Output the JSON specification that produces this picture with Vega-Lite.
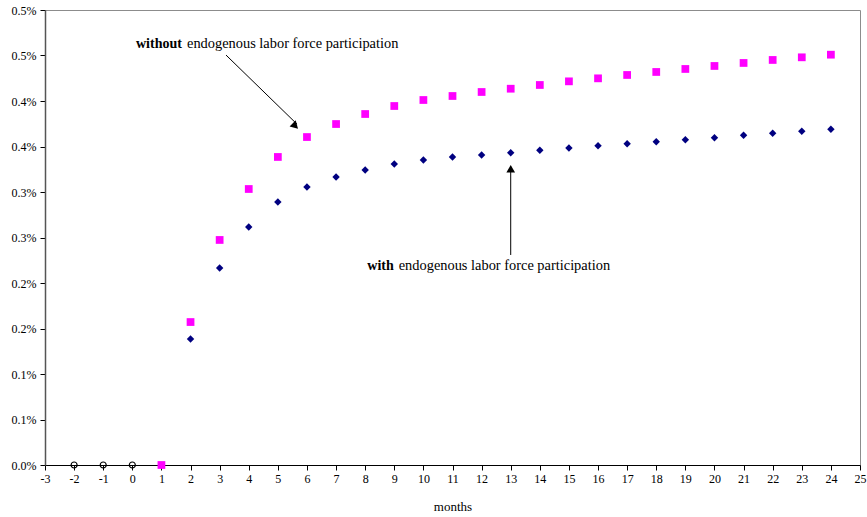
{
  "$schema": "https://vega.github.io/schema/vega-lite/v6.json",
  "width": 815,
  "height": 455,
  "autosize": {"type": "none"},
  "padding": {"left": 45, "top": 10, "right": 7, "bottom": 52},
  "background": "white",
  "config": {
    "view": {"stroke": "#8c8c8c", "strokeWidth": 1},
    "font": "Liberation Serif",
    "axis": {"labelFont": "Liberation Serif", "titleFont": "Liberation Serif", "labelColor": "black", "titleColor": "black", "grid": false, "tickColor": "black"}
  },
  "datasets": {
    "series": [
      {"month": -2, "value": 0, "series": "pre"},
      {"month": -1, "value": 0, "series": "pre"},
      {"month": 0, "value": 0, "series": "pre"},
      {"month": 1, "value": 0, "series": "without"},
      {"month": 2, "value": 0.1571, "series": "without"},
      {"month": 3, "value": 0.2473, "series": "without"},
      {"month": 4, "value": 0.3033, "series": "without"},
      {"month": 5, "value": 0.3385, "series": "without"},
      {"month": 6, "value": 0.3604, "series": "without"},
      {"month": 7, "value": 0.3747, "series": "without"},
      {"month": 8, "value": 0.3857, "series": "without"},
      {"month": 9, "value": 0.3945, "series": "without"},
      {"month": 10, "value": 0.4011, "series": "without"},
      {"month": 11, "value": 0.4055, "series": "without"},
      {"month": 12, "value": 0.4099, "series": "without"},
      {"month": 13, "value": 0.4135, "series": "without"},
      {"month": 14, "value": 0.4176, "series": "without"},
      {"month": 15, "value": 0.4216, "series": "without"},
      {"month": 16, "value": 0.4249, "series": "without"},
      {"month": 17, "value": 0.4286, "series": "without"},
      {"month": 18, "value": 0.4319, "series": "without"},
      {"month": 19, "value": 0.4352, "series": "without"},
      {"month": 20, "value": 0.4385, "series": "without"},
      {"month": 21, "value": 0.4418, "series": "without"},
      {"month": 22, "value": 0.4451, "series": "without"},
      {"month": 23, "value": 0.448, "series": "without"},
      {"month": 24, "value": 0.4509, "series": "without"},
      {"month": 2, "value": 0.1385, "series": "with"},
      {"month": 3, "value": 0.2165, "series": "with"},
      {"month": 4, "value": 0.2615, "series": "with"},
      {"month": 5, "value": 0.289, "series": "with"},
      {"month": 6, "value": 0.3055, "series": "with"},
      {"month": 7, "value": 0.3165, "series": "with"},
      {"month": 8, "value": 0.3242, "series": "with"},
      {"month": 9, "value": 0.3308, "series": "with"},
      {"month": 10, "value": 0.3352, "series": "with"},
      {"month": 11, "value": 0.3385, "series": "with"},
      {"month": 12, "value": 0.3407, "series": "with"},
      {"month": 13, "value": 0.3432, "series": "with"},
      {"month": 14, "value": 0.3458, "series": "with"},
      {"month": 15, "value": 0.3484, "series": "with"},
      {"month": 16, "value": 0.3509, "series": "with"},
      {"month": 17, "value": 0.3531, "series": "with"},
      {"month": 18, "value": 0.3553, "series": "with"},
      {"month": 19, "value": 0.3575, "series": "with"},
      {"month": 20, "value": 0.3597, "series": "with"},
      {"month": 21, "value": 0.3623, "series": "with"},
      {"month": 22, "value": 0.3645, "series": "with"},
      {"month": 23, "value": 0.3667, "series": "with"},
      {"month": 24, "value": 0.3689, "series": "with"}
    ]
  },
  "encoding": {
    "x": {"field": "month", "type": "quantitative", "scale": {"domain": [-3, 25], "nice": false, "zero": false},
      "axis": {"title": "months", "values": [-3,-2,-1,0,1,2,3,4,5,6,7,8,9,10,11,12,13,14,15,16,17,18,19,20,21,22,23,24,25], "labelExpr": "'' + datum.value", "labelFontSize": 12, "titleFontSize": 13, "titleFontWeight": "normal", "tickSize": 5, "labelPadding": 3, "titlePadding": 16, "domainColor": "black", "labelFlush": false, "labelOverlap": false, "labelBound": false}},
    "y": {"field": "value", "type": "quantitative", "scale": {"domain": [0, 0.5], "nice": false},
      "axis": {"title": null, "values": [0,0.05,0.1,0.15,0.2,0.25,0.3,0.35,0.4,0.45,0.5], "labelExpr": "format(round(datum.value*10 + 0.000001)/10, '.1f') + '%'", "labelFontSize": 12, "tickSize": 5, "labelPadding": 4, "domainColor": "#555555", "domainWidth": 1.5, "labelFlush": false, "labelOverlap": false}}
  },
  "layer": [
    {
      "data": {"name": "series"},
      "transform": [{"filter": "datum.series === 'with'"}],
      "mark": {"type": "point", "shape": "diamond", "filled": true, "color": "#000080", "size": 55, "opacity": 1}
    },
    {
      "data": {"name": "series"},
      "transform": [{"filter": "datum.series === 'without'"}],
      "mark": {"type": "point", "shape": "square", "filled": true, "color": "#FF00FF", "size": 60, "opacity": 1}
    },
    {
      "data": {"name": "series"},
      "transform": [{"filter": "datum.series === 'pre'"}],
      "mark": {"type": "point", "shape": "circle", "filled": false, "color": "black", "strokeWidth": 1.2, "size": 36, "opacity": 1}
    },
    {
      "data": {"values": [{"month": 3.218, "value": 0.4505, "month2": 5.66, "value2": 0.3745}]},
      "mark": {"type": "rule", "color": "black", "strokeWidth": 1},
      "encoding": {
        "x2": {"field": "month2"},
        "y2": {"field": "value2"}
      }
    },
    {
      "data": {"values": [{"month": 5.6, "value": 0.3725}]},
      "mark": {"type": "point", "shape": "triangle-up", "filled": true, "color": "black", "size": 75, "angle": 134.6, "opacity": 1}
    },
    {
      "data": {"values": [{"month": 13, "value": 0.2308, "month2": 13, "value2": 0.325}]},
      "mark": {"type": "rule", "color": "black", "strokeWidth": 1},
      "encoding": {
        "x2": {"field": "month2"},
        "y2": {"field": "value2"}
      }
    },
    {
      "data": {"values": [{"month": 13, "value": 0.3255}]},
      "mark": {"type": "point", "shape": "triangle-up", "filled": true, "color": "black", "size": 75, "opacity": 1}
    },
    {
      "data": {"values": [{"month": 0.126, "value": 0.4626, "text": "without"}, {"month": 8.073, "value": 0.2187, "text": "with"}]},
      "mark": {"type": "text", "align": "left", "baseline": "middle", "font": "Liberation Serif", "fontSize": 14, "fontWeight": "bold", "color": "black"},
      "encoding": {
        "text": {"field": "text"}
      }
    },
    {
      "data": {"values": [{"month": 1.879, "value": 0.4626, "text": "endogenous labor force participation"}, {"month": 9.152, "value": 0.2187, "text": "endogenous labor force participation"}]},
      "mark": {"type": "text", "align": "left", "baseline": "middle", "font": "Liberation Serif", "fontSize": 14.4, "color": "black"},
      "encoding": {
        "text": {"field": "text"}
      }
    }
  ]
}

* WHAT THE TASK REQUIRES:
Copy the material exactly. Do not include the pictures.

* SOLUTION:
Output the JSON specification that produces this picture with Vega-Lite.
{
  "$schema": "https://vega.github.io/schema/vega-lite/v6.json",
  "width": 815,
  "height": 455,
  "autosize": {"type": "none"},
  "padding": {"left": 45, "top": 10, "right": 7, "bottom": 52},
  "background": "white",
  "config": {
    "view": {"stroke": "#8c8c8c", "strokeWidth": 1},
    "font": "Liberation Serif",
    "axis": {"labelFont": "Liberation Serif", "titleFont": "Liberation Serif", "labelColor": "black", "titleColor": "black", "grid": false, "tickColor": "black"}
  },
  "datasets": {
    "series": [
      {"month": -2, "value": 0, "series": "pre"},
      {"month": -1, "value": 0, "series": "pre"},
      {"month": 0, "value": 0, "series": "pre"},
      {"month": 1, "value": 0, "series": "without"},
      {"month": 2, "value": 0.1571, "series": "without"},
      {"month": 3, "value": 0.2473, "series": "without"},
      {"month": 4, "value": 0.3033, "series": "without"},
      {"month": 5, "value": 0.3385, "series": "without"},
      {"month": 6, "value": 0.3604, "series": "without"},
      {"month": 7, "value": 0.3747, "series": "without"},
      {"month": 8, "value": 0.3857, "series": "without"},
      {"month": 9, "value": 0.3945, "series": "without"},
      {"month": 10, "value": 0.4011, "series": "without"},
      {"month": 11, "value": 0.4055, "series": "without"},
      {"month": 12, "value": 0.4099, "series": "without"},
      {"month": 13, "value": 0.4135, "series": "without"},
      {"month": 14, "value": 0.4176, "series": "without"},
      {"month": 15, "value": 0.4216, "series": "without"},
      {"month": 16, "value": 0.4249, "series": "without"},
      {"month": 17, "value": 0.4286, "series": "without"},
      {"month": 18, "value": 0.4319, "series": "without"},
      {"month": 19, "value": 0.4352, "series": "without"},
      {"month": 20, "value": 0.4385, "series": "without"},
      {"month": 21, "value": 0.4418, "series": "without"},
      {"month": 22, "value": 0.4451, "series": "without"},
      {"month": 23, "value": 0.448, "series": "without"},
      {"month": 24, "value": 0.4509, "series": "without"},
      {"month": 2, "value": 0.1385, "series": "with"},
      {"month": 3, "value": 0.2165, "series": "with"},
      {"month": 4, "value": 0.2615, "series": "with"},
      {"month": 5, "value": 0.289, "series": "with"},
      {"month": 6, "value": 0.3055, "series": "with"},
      {"month": 7, "value": 0.3165, "series": "with"},
      {"month": 8, "value": 0.3242, "series": "with"},
      {"month": 9, "value": 0.3308, "series": "with"},
      {"month": 10, "value": 0.3352, "series": "with"},
      {"month": 11, "value": 0.3385, "series": "with"},
      {"month": 12, "value": 0.3407, "series": "with"},
      {"month": 13, "value": 0.3432, "series": "with"},
      {"month": 14, "value": 0.3458, "series": "with"},
      {"month": 15, "value": 0.3484, "series": "with"},
      {"month": 16, "value": 0.3509, "series": "with"},
      {"month": 17, "value": 0.3531, "series": "with"},
      {"month": 18, "value": 0.3553, "series": "with"},
      {"month": 19, "value": 0.3575, "series": "with"},
      {"month": 20, "value": 0.3597, "series": "with"},
      {"month": 21, "value": 0.3623, "series": "with"},
      {"month": 22, "value": 0.3645, "series": "with"},
      {"month": 23, "value": 0.3667, "series": "with"},
      {"month": 24, "value": 0.3689, "series": "with"}
    ]
  },
  "encoding": {
    "x": {"field": "month", "type": "quantitative", "scale": {"domain": [-3, 25], "nice": false, "zero": false},
      "axis": {"title": "months", "values": [-3,-2,-1,0,1,2,3,4,5,6,7,8,9,10,11,12,13,14,15,16,17,18,19,20,21,22,23,24,25], "labelExpr": "'' + datum.value", "labelFontSize": 12, "titleFontSize": 13, "titleFontWeight": "normal", "tickSize": 5, "labelPadding": 3, "titlePadding": 16, "domainColor": "black", "labelFlush": false, "labelOverlap": false, "labelBound": false}},
    "y": {"field": "value", "type": "quantitative", "scale": {"domain": [0, 0.5], "nice": false},
      "axis": {"title": null, "values": [0,0.05,0.1,0.15,0.2,0.25,0.3,0.35,0.4,0.45,0.5], "labelExpr": "format(round(datum.value*10 + 0.000001)/10, '.1f') + '%'", "labelFontSize": 12, "tickSize": 5, "labelPadding": 4, "domainColor": "#555555", "domainWidth": 1.5, "labelFlush": false, "labelOverlap": false}}
  },
  "layer": [
    {
      "data": {"name": "series"},
      "transform": [{"filter": "datum.series === 'with'"}],
      "mark": {"type": "point", "shape": "diamond", "filled": true, "color": "#000080", "size": 55, "opacity": 1}
    },
    {
      "data": {"name": "series"},
      "transform": [{"filter": "datum.series === 'without'"}],
      "mark": {"type": "point", "shape": "square", "filled": true, "color": "#FF00FF", "size": 60, "opacity": 1}
    },
    {
      "data": {"name": "series"},
      "transform": [{"filter": "datum.series === 'pre'"}],
      "mark": {"type": "point", "shape": "circle", "filled": false, "color": "black", "strokeWidth": 1.2, "size": 36, "opacity": 1}
    },
    {
      "data": {"values": [{"month": 3.218, "value": 0.4505, "month2": 5.66, "value2": 0.3745}]},
      "mark": {"type": "rule", "color": "black", "strokeWidth": 1},
      "encoding": {
        "x2": {"field": "month2"},
        "y2": {"field": "value2"}
      }
    },
    {
      "data": {"values": [{"month": 5.6, "value": 0.3725}]},
      "mark": {"type": "point", "shape": "triangle-up", "filled": true, "color": "black", "size": 75, "angle": 134.6, "opacity": 1}
    },
    {
      "data": {"values": [{"month": 13, "value": 0.2308, "month2": 13, "value2": 0.325}]},
      "mark": {"type": "rule", "color": "black", "strokeWidth": 1},
      "encoding": {
        "x2": {"field": "month2"},
        "y2": {"field": "value2"}
      }
    },
    {
      "data": {"values": [{"month": 13, "value": 0.3255}]},
      "mark": {"type": "point", "shape": "triangle-up", "filled": true, "color": "black", "size": 75, "opacity": 1}
    },
    {
      "data": {"values": [{"month": 0.126, "value": 0.4626, "text": "without"}, {"month": 8.073, "value": 0.2187, "text": "with"}]},
      "mark": {"type": "text", "align": "left", "baseline": "middle", "font": "Liberation Serif", "fontSize": 14, "fontWeight": "bold", "color": "black"},
      "encoding": {
        "text": {"field": "text"}
      }
    },
    {
      "data": {"values": [{"month": 1.879, "value": 0.4626, "text": "endogenous labor force participation"}, {"month": 9.152, "value": 0.2187, "text": "endogenous labor force participation"}]},
      "mark": {"type": "text", "align": "left", "baseline": "middle", "font": "Liberation Serif", "fontSize": 14.4, "color": "black"},
      "encoding": {
        "text": {"field": "text"}
      }
    }
  ]
}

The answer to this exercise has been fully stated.